In The Scene: Talkin’ Recent Nashville Releases With Music Editor Stephen Trageser

Here’s our latest conversation on what the alt-weekly The Nashville Scene is covering with its music editor Stephen Trageser.

Jewly Hight: In this week’s issue of the Scene, you and several of your contributors did a roundup of recent Nashville releases. What is the vision behind the collaborative hip-hop and spoken word album from S-wrap and Rashad thaPoet that you wrote about?

Stephen Trageser: The name of the [album] is The Other Side, and it was kind of inspired by this project to catch the attention of the Recording Academy, the organization that awards the Grammys. The spoken word category at the Grammys has recently been dominated a lot by audiobooks, and there were some spoken word poets trying to help kind of re-center the narrative on spoken word poetry.

On this project, The Other Side, you’ve got a series of really beautiful spoken word poems over kind of a psychedelic soul musical bed. It kind of follows the protagonist journey to find purpose in life and find real success behind the symbols of things that we usually think of as success.

JH: You also wrote about the latest from another artist who actually got his start doing spoken word here in Nashville, the Blackson. What did he just drop?

ST: He recently released this project, Longest Day of the Year. It’s kind of like a digital seven-inch. It’s a pair of tracks. You have one called “Sweet Toof” and another called “On the Way.” They work together to kind of tell the story about believing in yourself in the face of stress and pressure and too much going on at once, trying to find that focus within that.

JH: The third project you wrote about is from someone who is known for adding lushness to other artists’ projects in the studio, Jordan Lehning. What is he up to on his own new album?

ST: The record’s called Three Colored Wall, and it is maximalist pop. If you’re sort of familiar with a lot of the work that he’s done in the past few years, this is a little bit of a sonic departure from it. It makes me think a lot of artists who spent a lot of time in the studio in the ’80s, like XTC. It’s an examination of close relationships in a lot of the songs, which a lot of his material is about, but it’s in this big, Technicolor sort of presentation.
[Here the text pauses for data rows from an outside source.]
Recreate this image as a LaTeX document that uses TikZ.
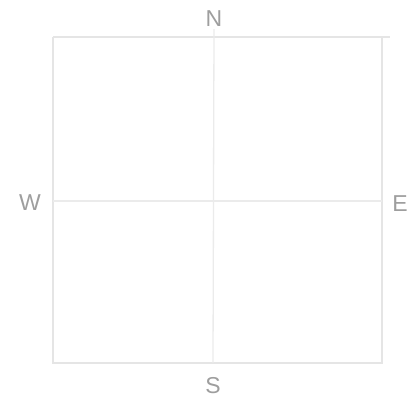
\documentclass[tikz,border=0pt]{standalone}
\usepackage{fontspec}
\setmainfont{Liberation Sans}
\begin{document}
\begin{tikzpicture}[x=1pt,y=-1pt,
  frame/.style={draw=black!10,line width=1.3pt},
  axis/.style={draw=black!8,line width=1.3pt},
  lbl/.style={text=black!38,font=\fontsize{23}{25}\selectfont,inner sep=0pt}]
\useasboundingbox (0,0) rectangle (419,405);
\node[lbl] (N) at (214,19) {N};
\node[lbl] (S) at (213,386) {S};
\node[lbl] (W) at (30,203) {W};
\node[lbl] (E) at (400,204) {E};
\coordinate (tl) at (53,37);
\coordinate (br) at (382,363);
\coordinate (wl) at (53,201);
\coordinate (er) at (382,201);
\draw[frame] (tl) |- (br) |- (tl);
\draw[frame] (382,37) -- (390,37);
\draw[axis] (N.south) ++(0,2) -- (213,363);
\draw[axis] (wl) -- (er);
\end{tikzpicture}
\end{document}
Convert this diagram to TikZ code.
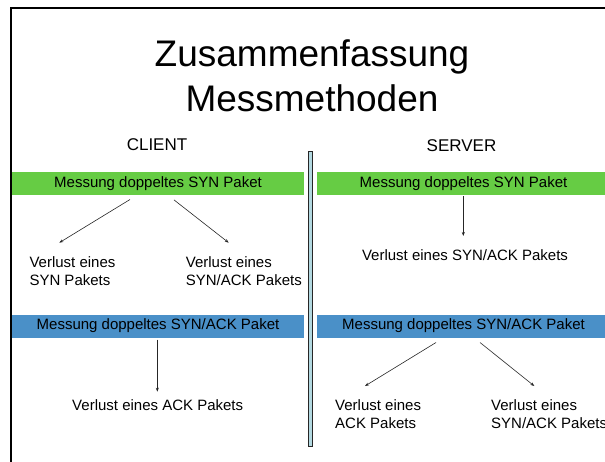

JH: A couple of other Nashville Scene writers appraised new projects by Nordista Freeze and the indie rocker allie, who this roundup has turned me on to for the first time. Can you give us just the briefest sense of what those two artists’ new music is like?

ST: Allie’s sound is a big, lush indie rock sound with lots of different layers that kind of move in and out. Their record [Maybe Next Time] is kind of inspired by gender dysphoria and navigating the end of a relationship. And then Nordista Freeze is working more in a psych rock mode with just a big do-it-together, get-everybody-in-there kind of feel to it.